Das Lebenswerk der heute 56-jährigen Autorin zeugt von schmerzhaften Erinnerungen an eine düstere Vergangenheit unter dem Ceausescu-Regime in Rumänien, dem die im seinerzeit deutschsprachigen Banat geborene Autorin erst 1987 entkommen konnte, als sie zusammen mit ihrem damaligen Mann Richard Wagner nach Deutschland ausreiste. Müller verließ ihre Heimat nach Eingriffen der Zensur in ihr erstes Buch und wiederholten Verhören und Hausdurchsuchungen.

Zahlreiche Romane

Schon 1984 war im Westen ihr Erzählband "Niederungen" erschienen. Der später folgende Prosaband "Reisende auf einem Bein" entstand 1989 bereits in West-Berlin und spiegelt das Fremdsein in der neuen Heimat wider. Der Alltag in einem totalitären System ist Thema ihres Romans "Der Fuchs war damals schon der Jäger" (1992). "Herztier" (1994) beschreibt das Leben der Oppositionellen in Rumänien. 2003 veröffentlichte sie einen Essay-Band mit dem Titel "Der König verneigt sich und tötet" und 2005 die Text-Bild-Collagen "Die blassen Herren mit den Mokkatassen".

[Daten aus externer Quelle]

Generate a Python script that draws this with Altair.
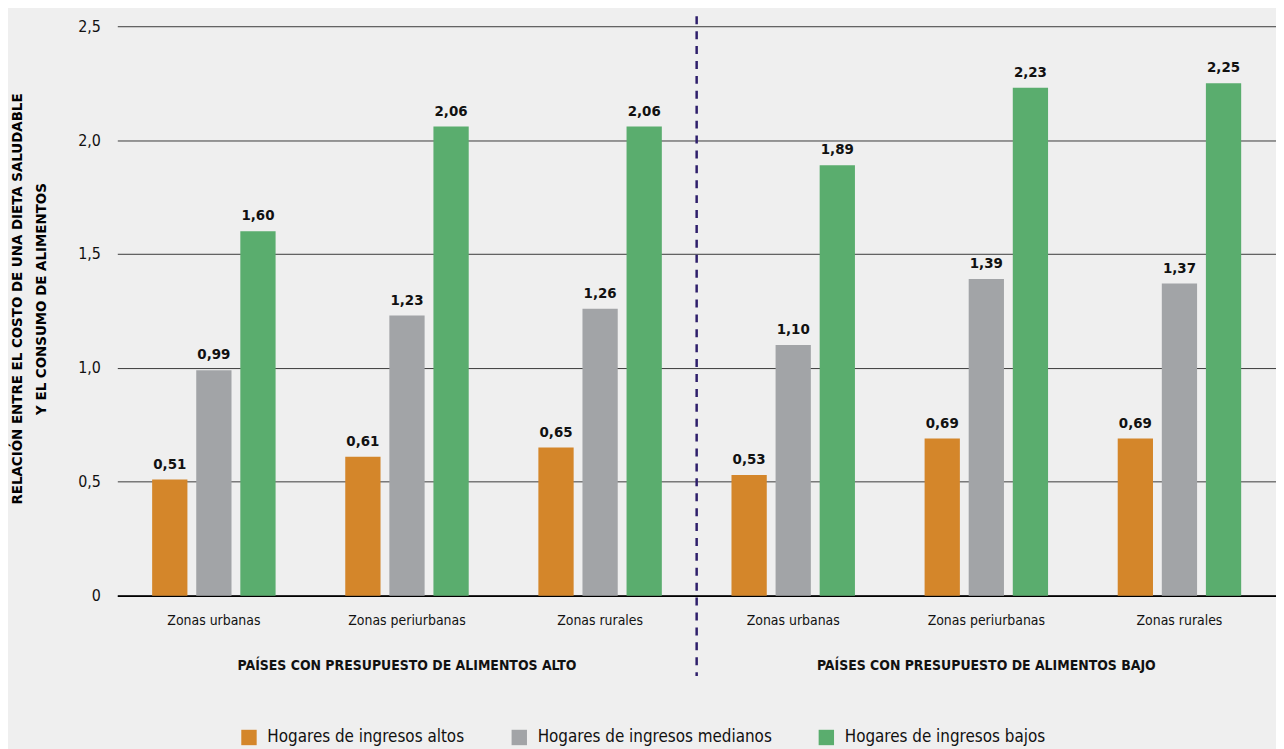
import altair as alt
import pandas as pd

zonas = ["Zonas urbanas", "Zonas periurbanas", "Zonas rurales"]
grupos = ["PAÍSES CON PRESUPUESTO DE ALIMENTOS ALTO", "PAÍSES CON PRESUPUESTO DE ALIMENTOS BAJO"]
series = ["Hogares de ingresos altos", "Hogares de ingresos medianos", "Hogares de ingresos bajos"]
altos = [0.51, 0.61, 0.65, 0.53, 0.69, 0.69]
medianos = [0.99, 1.23, 1.26, 1.10, 1.39, 1.37]
bajos = [1.60, 2.06, 2.06, 1.89, 2.23, 2.25]
colores = ["#d4862a", "#a2a4a7", "#5aad6e"]
y_ticks = [0, 0.5, 1.0, 1.5, 2.0, 2.5]
y_domain = [0, 2.5]

FONT = "DejaVu Sans Condensed, DejaVu Sans, sans-serif"

cats = [f"{g}|{z}" for g in range(len(grupos)) for z in zonas]
rows = []
for i, c in enumerate(cats):
    for s, vals in zip(series, [altos, medianos, bajos]):
        rows.append({"cat": c, "serie": s, "valor": vals[i]})
df = pd.DataFrame(rows)

yscale = alt.Scale(domain=y_domain, nice=False, zero=True)

x_enc = alt.X("cat:N", sort=cats,
              scale=alt.Scale(paddingInner=0, paddingOuter=0),
              axis=alt.Axis(title=None, labelExpr="split(datum.label, '|')[1]",
                            labelAngle=0, labelFontSize=14, labelPadding=18,
                            ticks=False, domain=True, domainColor="#000000",
                            domainWidth=2, labelColor="#111111", labelFont=FONT))
xo_enc = alt.XOffset("serie:N", sort=series,
                     scale=alt.Scale(paddingInner=0.2, paddingOuter=0.79))

bars = alt.Chart(df).mark_bar().encode(
    x=x_enc,
    xOffset=xo_enc,
    y=alt.Y("valor:Q", scale=yscale,
            axis=alt.Axis(values=y_ticks,
                          title=["RELACIÓN ENTRE EL COSTO DE UNA DIETA SALUDABLE",
                                 "Y EL CONSUMO DE ALIMENTOS"],
                          labelExpr="datum.value == 0 ? '0' : replace(format(datum.value, '.1f'), '.', ',')",
                          labelFontSize=16, labelPadding=17, ticks=False, domain=False,
                          grid=True, gridColor="#3a3a3a", gridWidth=1,
                          titleFontSize=15, titleFontWeight="bold", titleFont=FONT,
                          titleX=-108, titleY=274, titleAlign="center",
                          titleBaseline="top", titleLineHeight=24,
                          labelColor="#111111", labelFont=FONT)),
    color=alt.Color("serie:N", sort=series,
                    scale=alt.Scale(domain=series, range=colores),
                    legend=alt.Legend(title=None, orient="none", direction="horizontal",
                                      legendX=124, legendY=707, symbolType="square",
                                      symbolSize=240, symbolStrokeWidth=0,
                                      labelFontSize=17, labelOffset=10,
                                      columnPadding=46, labelFont=FONT,
                                      labelColor="#111111", labelLimit=400)),
)

labels = alt.Chart(df).transform_calculate(
    lab="replace(format(datum.valor, '.2f'), '.', ',')"
).mark_text(baseline="bottom", dy=-8, fontSize=15, fontWeight="bold",
            font=FONT, color="#111111").encode(
    x=alt.X("cat:N", sort=cats),
    xOffset=alt.XOffset("serie:N", sort=series),
    y=alt.Y("valor:Q", scale=yscale),
    text="lab:N",
)

gdf = pd.DataFrame({"cat": [cats[1], cats[4]], "grupo": grupos})
gtitles = alt.Chart(gdf).mark_text(fontSize=14, fontWeight="bold", font=FONT,
                                   color="#111111", baseline="middle").encode(
    x=alt.X("cat:N", sort=cats, bandPosition=0.5),
    y=alt.value(644),
    text="grupo:N",
)

rdf = pd.DataFrame({"cat": [cats[3]]})
sep = alt.Chart(rdf).mark_rule(color="#2e1f6b", strokeWidth=2.5,
                               strokeDash=[8, 7]).encode(
    x=alt.X("cat:N", sort=cats, bandPosition=0),
    y=alt.value(-10),
    y2=alt.value(654),
)

chart = alt.layer(bars, labels, gtitles, sep).properties(
    width=1166, height=573,
    autosize=alt.AutoSizeParams(type="none"),
    padding={"left": 110, "top": 16, "right": 0, "bottom": 152},
    background="#efefef",
).configure_view(stroke=None)

chart.save("out.html", embed_options={"renderer": "svg", "actions": False})
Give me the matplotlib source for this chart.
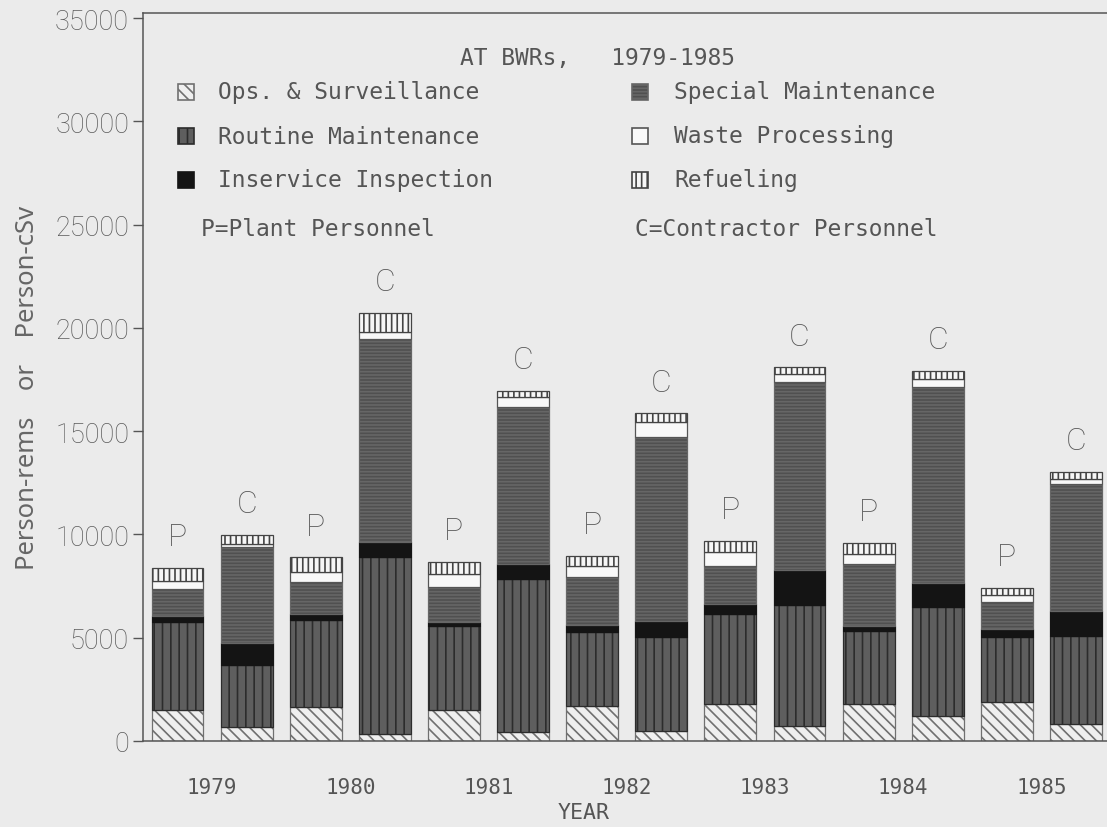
import matplotlib.pyplot as plt
import numpy as np
from matplotlib.patches import Rectangle

# Collective dose by work function at BWRs, 1979-1985 (P = plant, C = contractor)
years = ['1979', '1980', '1981', '1982', '1983', '1984', '1985']
groups = ['P', 'C'] * len(years)

ops = [1500, 680, 1650, 340, 1500, 440, 1690, 480, 1790, 730, 1790, 1210, 1890, 820]
routine = [4260, 3000, 4210, 8570, 4070, 7410, 3590, 4560, 4360, 5860, 3540, 5280, 3150, 4260]
inservice = [290, 1070, 290, 730, 190, 720, 340, 770, 480, 1690, 240, 1160, 380, 1220]
special = [1310, 4640, 1550, 9830, 1700, 7600, 2320, 8910, 1840, 9110, 3000, 9490, 1310, 6150]
waste = [390, 150, 480, 340, 630, 490, 530, 730, 680, 380, 490, 390, 340, 240]
refuel = [630, 440, 730, 920, 580, 290, 490, 430, 540, 340, 530, 390, 340, 340]

labels = ['Ops. & Surveillance', 'Routine Maintenance', 'Inservice Inspection',
          'Special Maintenance', 'Waste Processing', 'Refueling']
series = [ops, routine, inservice, special, waste, refuel]

# face, hatch/edge colour, hatch
styles = [('#efefef', '#707070', '\\\\\\'),
          ('#5e5e5e', '#2c2c2c', '||'),
          ('#141414', '#141414', ''),
          ('#505050', '#666666', '-----'),
          ('#f8f8f8', '#555555', ''),
          ('#f6f6f6', '#444444', '|||')]

bg = '#ebebeb'
txt = '#555555'
W, H = 1107, 828
plt.rcParams['hatch.linewidth'] = 1.2

fig = plt.figure(figsize=(W / 100, H / 100), dpi=100, facecolor=bg)
ax = fig.add_axes([143 / W, 1 - 742 / H, (W - 143) / W, (742 - 14) / H])
ax.set_facecolor(bg)


def px(x, y):
    return x / W, 1 - y / H


x = np.arange(len(groups))
bottom = np.zeros(len(groups))
for vals, (fc, ec, hatch) in zip(series, styles):
    ax.bar(x, vals, width=0.75, bottom=bottom, facecolor=fc, edgecolor=ec,
           hatch=hatch, linewidth=0.9)
    bottom += np.array(vals)

for xi, top, g in zip(x, bottom, groups):
    ax.text(xi, top + 1500, g, ha='center', va='center', fontsize=23,
            color=txt, family='Roboto', fontweight='light')

ax.set_xlim(-0.5, 13.45)
ax.set_ylim(0, 35250)
ax.set_yticks(np.arange(0, 35001, 5000))
ax.set_yticklabels([str(v) for v in range(0, 35001, 5000)], family='Roboto',
                   fontweight='light', fontsize=19.5, color='#5a5a5a')
ax.tick_params(axis='y', direction='out', length=7, width=1, color='#555555', pad=3)
ax.set_xticks(np.arange(len(years)) * 2 + 0.5)
ax.set_xticklabels(years, family='DejaVu Sans Mono', fontsize=15, color=txt)
ax.tick_params(axis='x', length=0, pad=26)
ax.spines['right'].set_visible(False)
for s in ['left', 'bottom', 'top']:
    ax.spines[s].set_color('#555555')
    ax.spines[s].set_linewidth(1.1)

fig.text(*px(584, 813), 'YEAR', ha='center', va='center', family='DejaVu Sans Mono',
         fontsize=15.5, color=txt)
fig.text(*px(28, 388), 'Person-rems    or    Person-cSv', rotation=90, ha='center',
         va='center', family='Noto Sans', fontsize=18.5, color='#666666')

# legend block drawn inside the plot area
mono = dict(family='DejaVu Sans Mono', fontsize=16.5, color=txt, va='center')
fig.text(*px(460, 58), 'AT BWRs,   1979-1985', ha='left', **mono)
rows = [93, 137, 181]
for i, (lab, (fc, ec, hatch)) in enumerate(zip(labels, styles)):
    col = i // 3
    sx, tx = (178, 218) if col == 0 else (632, 674)
    y = rows[i % 3]
    fx, fy = px(sx, y + 8)
    fig.patches.append(Rectangle((fx, fy), 16 / W, 16 / H, transform=fig.transFigure,
                                 facecolor=fc, edgecolor=ec, hatch=hatch, linewidth=1.2))
    fig.text(*px(tx, y), lab, ha='left', **mono)
fig.text(*px(201, 229), 'P=Plant Personnel', ha='left', **mono)
fig.text(*px(635, 229), 'C=Contractor Personnel', ha='left', **mono)

fig.savefig('out.png', dpi=100, facecolor=bg)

Müller erhielt bereits zahlreiche Auszeichnungen, darunter den Kleist-Preis, den Joseph-Breitbach-Preis, den Würth-Preis für Europäische Literatur und 2006 den Walter-Hasenclever-Literaturpreis. Seit 1995 ist Herta Müller Mitglied der Deutschen Akademie für Sprache und Dichtung.

Mit ihrem aktuellen Roman "Atemschaukel" steht sie auch auf der Shortlist des Deutschen Buchpreises, der in der kommenden Woche bei der Frankfurter Buchmesse verliehen wird.